Вообще, на кухне нас жалели, ведь мы уезжали на целый день, в любую погоду.
Облачались мы, конечно, при этом в соответствующую одежду: теплые ватники, валенки, давали нам теплые рукавицы.
Найти в лесу свои, подготовленные нами осенью штабеля, не всегда удавалось: они скрывались под толстым слоем снега. К тому же, подъехать к ним порой не удавалось. И мы брали бревна с чужих штабелей, к которым можно было подъехать. Так же, впрочем, как и нами заготовленные бревна, затем брали другие. Так что в обиде никто не оставался.
Наконец, долгая морозная зима закончилась. Потекли по дороге веселые весенние ручейки. В зарослях на берегу Урала послышались любовные трели соловьев, где-то вдали за рекой неутомимо куковала кукушка…
В конце июня школа торжественно провожала выпускников в артиллерийские училища. Мечта их сбылась: большинству из них довелось еще повоевать на фронте. Кому-то посчастливилось, и они здоровыми и невредимыми дожили до дня победы, кому-то не повезло, и они встретили свой смертный час на поле боя: кто-то на Западе, кто-то на Востоке.
Второй и третьей батарее лето предстояло провести в дотоле никому из ребят неизвестных Тоцких военных лагерях.
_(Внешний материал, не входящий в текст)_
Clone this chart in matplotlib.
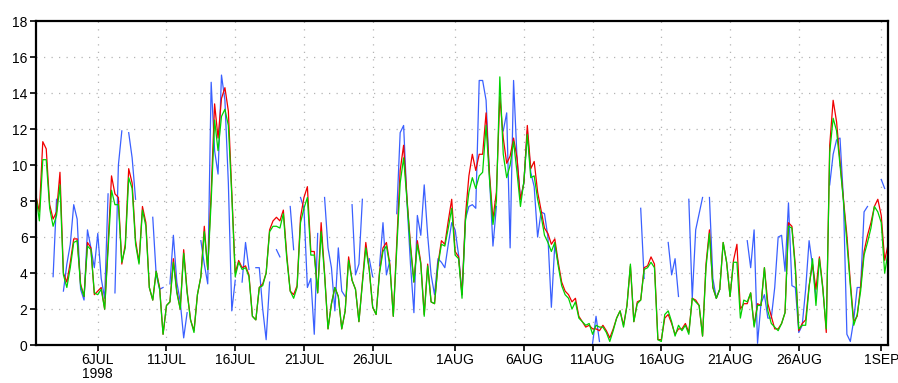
import numpy as np
import pandas as pd
import matplotlib
matplotlib.use("Agg")
import matplotlib.pyplot as plt
import matplotlib.dates as mdates

nan = np.nan

# 6-hourly series, 1JUL1998 12Z .. 1SEP1998 12Z
start_time = "1998-07-01 12:00"

red_vals = [
    8.3, 7.4, 11.3, 10.9, 7.8, 7.0, 7.4, 9.6, 4.0, 3.5,
    4.6, 5.9, 5.9, 3.4, 2.7, 5.7, 5.4, 2.8, 3.0, 3.2,
    2.0, 5.6, 9.4, 8.4, 8.2, 4.5, 5.6, 9.8, 9.0, 5.8,
    4.6, 7.7, 6.8, 3.2, 2.5, 4.1, 3.2, 0.6, 2.2, 2.4,
    4.8, 3.0, 2.0, 5.3, 3.0, 1.4, 0.8, 2.8, 3.8, 6.6,
    4.2, 8.5, 13.4, 11.5, 13.7, 14.3, 13.0, 8.5, 4.0, 4.7,
    4.3, 4.4, 3.9, 1.6, 1.4, 3.2, 3.4, 4.0, 6.4, 6.9,
    7.1, 6.9, 7.5, 5.0, 3.0, 2.8, 3.3, 7.1, 8.2, 8.8,
    5.2, 5.2, 2.9, 6.8, 4.0, 0.9, 2.3, 3.2, 2.7, 0.9,
    1.9, 4.9, 3.6, 3.1, 1.3, 3.5, 5.7, 4.2, 2.1, 1.7,
    4.1, 5.4, 5.7, 4.5, 1.6, 5.6, 9.7, 11.1, 8.1, 5.6,
    3.5, 5.8, 4.6, 1.7, 4.5, 2.4, 2.3, 4.5, 5.8, 5.6,
    6.9, 8.1, 5.2, 4.9, 2.8, 7.2, 9.4, 10.6, 9.7, 10.6,
    10.6, 12.9, 9.5, 7.0, 8.5, 13.8, 11.5, 10.1, 10.5, 11.5,
    10.4, 8.1, 9.0, 12.2, 9.8, 10.2, 8.5, 7.5, 6.5, 6.2,
    5.6, 5.9, 4.6, 3.5, 3.0, 2.8, 2.4, 2.6, 1.6, 1.3,
    1.0, 1.1, 0.9, 0.9, 0.8, 1.1, 0.8, 0.4, 0.9, 1.5,
    1.9, 1.1, 2.2, 4.4, 1.3, 2.4, 2.5, 4.3, 4.4, 4.9,
    4.5, 0.3, 0.3, 1.5, 1.7, 1.2, 0.6, 0.9, 0.9, 1.2,
    0.7, 2.6, 2.5, 2.2, 0.5, 4.5, 6.4, 3.2, 2.6, 3.1,
    5.7, 4.6, 2.7, 4.7, 5.6, 2.0, 2.3, 2.3, 2.9, 1.1,
    2.3, 2.2, 4.3, 2.3, 1.6, 0.9, 0.9, 1.2, 1.8, 6.8,
    6.6, 4.4, 0.8, 1.2, 1.4, 3.3, 4.5, 3.1, 4.9, 3.2,
    0.7, 11.1, 13.6, 12.4, 10.2, 8.1, 6.1, 3.5, 1.3, 1.6,
    3.3, 5.2, 6.1, 6.8, 7.7, 8.1, 7.2, 4.7, 5.6,
]

green_vals = [
    8.3, 6.9, 10.3, 10.3, 7.6, 6.6, 7.2, 8.9, 3.9, 3.2,
    4.3, 5.7, 5.8, 3.3, 2.7, 5.5, 5.3, 2.9, 2.8, 3.1,
    2.0, 5.3, 8.6, 7.8, 7.8, 4.6, 5.4, 9.3, 8.7, 5.6,
    4.5, 7.5, 6.6, 3.2, 2.5, 4.1, 3.1, 0.6, 2.2, 2.4,
    4.6, 2.9, 2.0, 5.1, 2.9, 1.4, 0.7, 2.8, 3.8, 6.3,
    4.2, 8.0, 12.5, 10.8, 12.7, 13.1, 12.2, 8.3, 3.8, 4.6,
    4.2, 4.3, 3.8, 1.6, 1.4, 3.2, 3.3, 4.0, 6.3, 6.6,
    6.6, 6.5, 7.3, 4.8, 3.0, 2.6, 3.2, 6.8, 7.6, 8.2,
    5.0, 5.0, 2.9, 6.3, 3.9, 0.9, 2.3, 3.2, 2.7, 0.9,
    1.9, 4.7, 3.6, 3.1, 1.3, 3.4, 5.4, 4.2, 2.1, 1.7,
    4.0, 5.2, 5.5, 4.4, 1.6, 5.3, 9.0, 10.4, 8.0, 5.4,
    3.5, 5.6, 4.5, 1.6, 4.4, 2.4, 2.3, 4.4, 5.6, 5.5,
    6.5, 7.6, 5.0, 4.8, 2.6, 6.9, 8.5, 9.3, 8.7, 9.4,
    9.6, 12.2, 9.2, 6.7, 8.0, 14.9, 10.6, 9.3, 10.0, 11.3,
    9.6, 7.7, 9.1, 11.7, 9.3, 9.4, 8.1, 7.2, 6.1, 5.7,
    5.2, 5.7, 4.4, 3.3, 2.8, 2.6, 2.0, 2.4, 1.5, 1.3,
    1.1, 1.2, 0.6, 1.1, 1.0, 1.0, 0.7, 0.2, 0.8, 1.5,
    1.9, 1.0, 2.2, 4.5, 1.3, 2.3, 2.5, 4.2, 4.3, 4.6,
    4.3, 0.3, 0.2, 1.7, 1.9, 1.3, 0.5, 1.1, 0.8, 1.1,
    0.6, 2.6, 2.4, 2.2, 0.5, 4.3, 6.2, 3.2, 2.6, 3.1,
    5.7, 4.6, 2.7, 4.6, 4.6, 1.5, 2.5, 2.4, 2.9, 1.0,
    2.2, 2.2, 4.3, 1.9, 1.2, 1.0, 0.8, 1.2, 1.8, 6.6,
    6.5, 4.2, 0.9, 1.1, 1.1, 3.2, 4.8, 2.2, 4.8, 3.1,
    0.9, 10.7, 12.6, 11.9, 10.0, 8.0, 5.7, 3.3, 1.1, 1.7,
    3.0, 5.0, 5.7, 6.5, 7.7, 7.4, 6.8, 4.0, 5.2,
]

# observed series has missing values (gaps in the line)
blue_vals = [
    nan, nan, nan, nan, nan, 3.8, 8.1, nan, 3.0, 4.5,
    5.6, 7.8, 7.0, 3.1, 2.5, 6.4, 5.4, 4.3, 6.2, 3.7,
    2.6, 8.4, nan, 2.9, 10.0, 11.9, nan, 11.8, 10.4, 8.1,
    nan, nan, nan, nan, 7.1, 3.9, 3.1, 3.2, nan, 3.4,
    6.1, 3.5, 2.4, 0.4, 1.8, nan, nan, nan, 5.8, 4.5,
    3.4, 14.6, 10.8, 9.5, 15.0, 13.6, 9.0, 1.9, 3.6, nan,
    3.5, 5.7, 4.2, nan, 4.3, 4.3, 2.0, 0.3, 3.5, nan,
    5.3, 4.9, nan, nan, 7.7, 5.3, nan, 8.2, 7.6, 3.2,
    3.7, 0.6, 6.2, nan, 8.2, 5.4, 4.3, 1.9, 5.4, 3.0,
    2.7, nan, 7.8, 3.9, 4.5, 8.1, nan, 4.8, 3.8, nan,
    4.4, 6.8, 3.9, 4.7, nan, 7.3, 11.8, 12.2, 7.9, 4.5,
    1.8, 7.2, 6.1, 8.9, 6.1, 3.9, 2.8, 4.8, 4.6, 4.3,
    5.6, 6.8, 6.4, 5.0, 2.8, 7.0, 7.7, 7.8, 7.6, 14.7,
    14.7, 13.6, 9.3, 5.5, 7.7, nan, 11.9, 12.9, 5.4, 14.7,
    10.4, 8.1, 9.0, 11.9, 9.6, 8.8, 6.0, 7.4, 7.3, 6.0,
    2.1, 5.6, 4.5, nan, nan, nan, nan, nan, nan, nan,
    nan, nan, 0.1, 1.6, 0.2, nan, nan, nan, nan, nan,
    nan, nan, nan, nan, nan, nan, 7.6, 3.7, nan, nan,
    nan, nan, nan, nan, 5.7, 3.9, 4.8, 2.7, nan, nan,
    8.1, 2.6, 6.4, 7.3, 8.2, nan, 8.2, 3.7, 2.6, 3.1,
    nan, nan, nan, nan, nan, nan, nan, 5.8, 4.3, 6.4,
    0.1, 2.3, 2.8, 1.5, 1.5, 3.2, 6.0, 6.1, 4.1, 7.9,
    3.3, 3.2, 0.7, 1.1, 3.1, 5.8, 4.4, 2.7, nan, nan,
    nan, 8.9, 10.6, 11.4, 11.5, 8.1, 0.6, 0.2, 1.4, 3.2,
    3.2, 7.4, 7.7, nan, nan, nan, 9.2, 8.7, nan,
]

tick_dates = ["1998-07-06", "1998-07-11", "1998-07-16", "1998-07-21",
              "1998-07-26", "1998-08-01", "1998-08-06", "1998-08-11",
              "1998-08-16", "1998-08-21", "1998-08-26", "1998-09-01"]
y_ticks = [0, 2, 4, 6, 8, 10, 12, 14, 16, 18]

times = pd.date_range(start_time, periods=len(red_vals), freq="6h")

plt.rcParams["font.family"] = ["Liberation Sans", "DejaVu Sans"]

fig = plt.figure(figsize=(8.98, 3.83), dpi=100)
ax = fig.add_axes([0.040, 0.099, 0.949, 0.846])

ax.plot(times, blue_vals, color="#3a60ff", lw=0.9)
ax.plot(times, red_vals, color="#f00000", lw=0.9)
ax.plot(times, green_vals, color="#00d200", lw=0.9)

ax.set_xlim(times[0], times[-1])
ax.set_ylim(0, 18)

ticks = pd.to_datetime(tick_dates)
labels = [f"{d.day}{d.strftime('%b').upper()}" for d in ticks]
labels[0] += "\n1998"
ax.set_xticks(ticks)
ax.set_xticklabels(labels, linespacing=0.95)
ax.set_yticks(y_ticks)

ax.tick_params(axis="both", direction="out", length=4, width=1.2,
               labelsize=10, pad=2, colors="black")

for v in y_ticks[1:-1]:
    ax.axhline(v, color="#b4b4b4", lw=0.9, ls=(0, (1, 5)), zorder=0)
for t in ticks:
    ax.axvline(t, color="#b4b4b4", lw=0.9, ls=(0, (1, 5)), zorder=0)

for s in ax.spines.values():
    s.set_linewidth(1.6)

fig.savefig("out.png", dpi=100)
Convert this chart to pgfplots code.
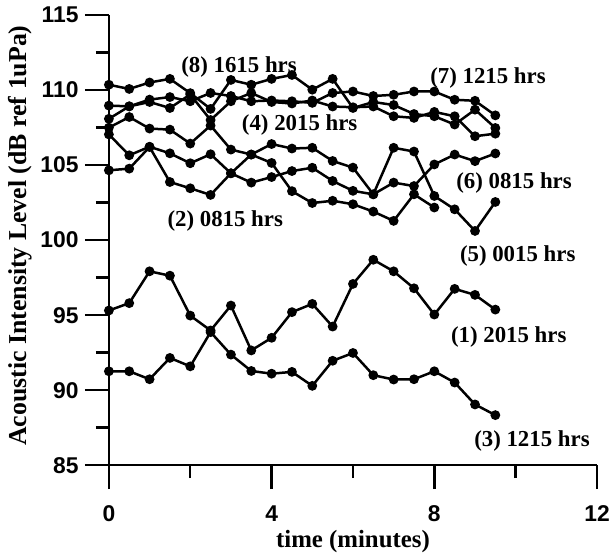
\documentclass[border=0pt]{standalone}
\usepackage{fontspec}
\setmainfont{Liberation Serif}
\setsansfont{Liberation Sans}
\usepackage{pgfplots}
\pgfplotsset{compat=1.18}

\pgfplotsset{ser/.style={black, solid, line width=2.5bp, mark=*, mark size=3.6bp, mark options={solid, fill=black}}}

\begin{document}
\begin{tikzpicture}
\begin{axis}[
    at={(0,0)}, anchor=south west,
    scale only axis,
    width=490bp, height=452bp,
    xmin=0, xmax=12, ymin=85, ymax=115,
    axis lines=left,
    axis line style={-, line width=2.5bp, black},
    xtick={0,4,8,12},
    minor xtick={2,6,10},
    ytick={85,90,...,115},
    minor ytick={87.5,92.5,...,112.5},
    tick align=outside,
    tickwidth=24bp,
    subtickwidth=13bp,
    major tick style={draw=black, line width=2.5bp},
    minor tick style={draw=black, line width=2.5bp},
    /pgf/number format/assume math mode=true,
    ticklabel style={font=\fontsize{23}{23}\selectfont\sffamily\bfseries},
    xticklabel style={yshift=-13bp},
    yticklabel style={xshift=-3bp},
    xlabel={time (minutes)},
    ylabel={Acoustic Intensity Level (dB ref 1uPa)},
    xlabel style={at={(axis description cs:0.5,-0.170)}, anchor=center,
                  font=\fontsize{25}{25}\selectfont\bfseries},
    ylabel style={at={(axis description cs:-0.182,0.51)}, anchor=center,
                  font=\fontsize{26}{26}\selectfont\bfseries},
    clip=false,
    extra description/.code={
        \foreach \xx in {0,4,8,12} {\draw[line width=2.5bp] (axis cs:\xx,85) -- ++(0,-24bp);}
        \foreach \xx in {2,6,10} {\draw[line width=2.5bp] (axis cs:\xx,85) -- ++(0,-13bp);}
        \foreach \yy in {85,90,...,115} {\draw[line width=2.5bp] (axis cs:0,\yy) -- ++(-24bp,0);}
        \foreach \yy in {87.5,92.5,...,112.5} {\draw[line width=2.5bp] (axis cs:0,\yy) -- ++(-13bp,0);}
    },
]
% (1) 2015 hrs
\addplot[ser] coordinates {(0,95.31)(0.5,95.80)(1,97.92)(1.5,97.63)(2,94.97)(2.5,93.98)(3,95.64)(3.5,92.65)(4,93.49)(4.5,95.20)
 (5,95.75)(5.5,94.24)(6,97.08)(6.5,98.69)(7,97.92)(7.5,96.79)(8,95.04)(8.5,96.75)(9,96.35)(9.5,95.37)};
% (3) 1215 hrs
\addplot[ser] coordinates {(0,91.26)(0.5,91.26)(1,90.73)(1.5,92.15)(2,91.59)(2.5,93.87)(3,92.37)(3.5,91.28)(4,91.10)(4.5,91.22)
 (5,90.29)(5.5,91.96)(6,92.48)(6.5,91.00)(7,90.71)(7.5,90.73)(8,91.26)(8.5,90.51)(9,89.05)(9.5,88.34)};
% (8) 1615 hrs
\addplot[ser] coordinates {(0,110.35)(0.5,110.07)(1,110.50)(1.5,110.74)(2,109.79)(2.5,108.74)(3,110.67)(3.5,110.35)(4,110.74)(4.5,111.00)
 (5,110.02)(5.5,110.74)(6,108.80)(6.5,109.20)(7,109.00)(7.5,108.40)(8,108.25)(8.5,107.70)(9,108.69)(9.5,107.47)};
% (7) 1215 hrs
\addplot[ser] coordinates {(0,108.96)(0.5,108.91)(1,109.36)(1.5,109.53)(2,109.25)(2.5,109.80)(3,109.60)(3.5,109.25)(4,109.30)(4.5,109.25)
 (5,109.14)(5.5,109.80)(6,109.90)(6.5,109.60)(7,109.68)(7.5,109.90)(8,109.90)(8.5,109.35)(9,109.28)(9.5,108.31)};
% (4) 2015 hrs
\addplot[ser] coordinates {(0,108.08)(0.5,108.91)(1,109.20)(1.5,108.80)(2,109.70)(2.5,108.00)(3,109.25)(3.5,109.80)(4,109.20)(4.5,109.10)
 (5,109.30)(5.5,108.90)(6,108.85)(6.5,108.90)(7,108.25)(7.5,108.14)(8,108.54)(8.5,108.25)(9,106.92)(9.5,107.09)};
% (2) 0815 hrs
\addplot[ser] coordinates {(0,107.49)(0.5,108.20)(1,107.43)(1.5,107.36)(2,106.43)(2.5,107.63)(3,106.03)(3.5,105.70)(4,105.14)(4.5,103.26)
 (5,102.47)(5.5,102.62)(6,102.39)(6.5,101.90)(7,101.28)(7.5,103.05)(8,102.17)};
% (5) 0015 hrs
\addplot[ser] coordinates {(0,107.04)(0.5,105.65)(1,106.22)(1.5,105.78)(2,105.12)(2.5,105.72)(3,104.45)(3.5,103.83)(4,104.20)(4.5,104.60)
 (5,104.82)(5.5,103.94)(6,103.28)(6.5,103.05)(7,106.15)(7.5,105.90)(8,102.94)(8.5,102.05)(9,100.61)(9.5,102.54)};
% (6) 0815 hrs
\addplot[ser] coordinates {(0,104.65)(0.5,104.76)(1,106.20)(1.5,103.87)(2,103.45)(2.5,103.01)(3,104.45)(3.5,105.70)(4,106.40)(4.5,106.10)
 (5,106.15)(5.5,105.27)(6,104.83)(6.5,103.05)(7,103.83)(7.5,103.60)(8,105.04)(8.5,105.70)(9,105.26)(9.5,105.77)};

\begin{scope}[every node/.style={font=\fontsize{23}{23}\selectfont\bfseries, inner sep=0pt}]
\node at (axis cs:3.2,111.54) {(8) 1615 hrs};
\node at (axis cs:4.69,107.69) {(4) 2015 hrs};
\node at (axis cs:2.86,101.26) {(2) 0815 hrs};
\node at (axis cs:9.32,110.81) {(7) 1215 hrs};
\node at (axis cs:9.96,103.78) {(6) 0815 hrs};
\node at (axis cs:10.05,98.93) {(5) 0015 hrs};
\node at (axis cs:9.83,93.56) {(1) 2015 hrs};
\node at (axis cs:10.4,86.59) {(3) 1215 hrs};
\end{scope}
\end{axis}
\pgfresetboundingbox
\path (-109.3bp,-89bp) rectangle (504bp,467bp);
\end{tikzpicture}
\end{document}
Но прежде всем был предоставлен месячный отпуск.
* * *В начале июля я выехал к нашим, в Новотроицк.
От Чкалова до Орска – поездом часов пять-шесть езды, а затем до Новотроицка – километров пятнадцать предстояло добираться на попутке или пешком.
Был поздний вечер. Я ехал в воинском солдатском вагоне, пристроившись на нижней полке у окна; вещмешок подсунул под полку, время от времени ногой удостоверяясь, что он на месте. Вагон был полон солдат, на остановках одни выходили, другие заходили. От стойкого запаха человеческих тел и табака меня слегка подташнивало.
Еще при посадке в Чкалове рядом со мной оказался хмурый, неразговорчивый солдат, на вид чуть постарше меня. Мы сидели молча, каждый думал о своем.
Кому далеко было ехать, устроились на второй или третьей полке и там прописались на ночь.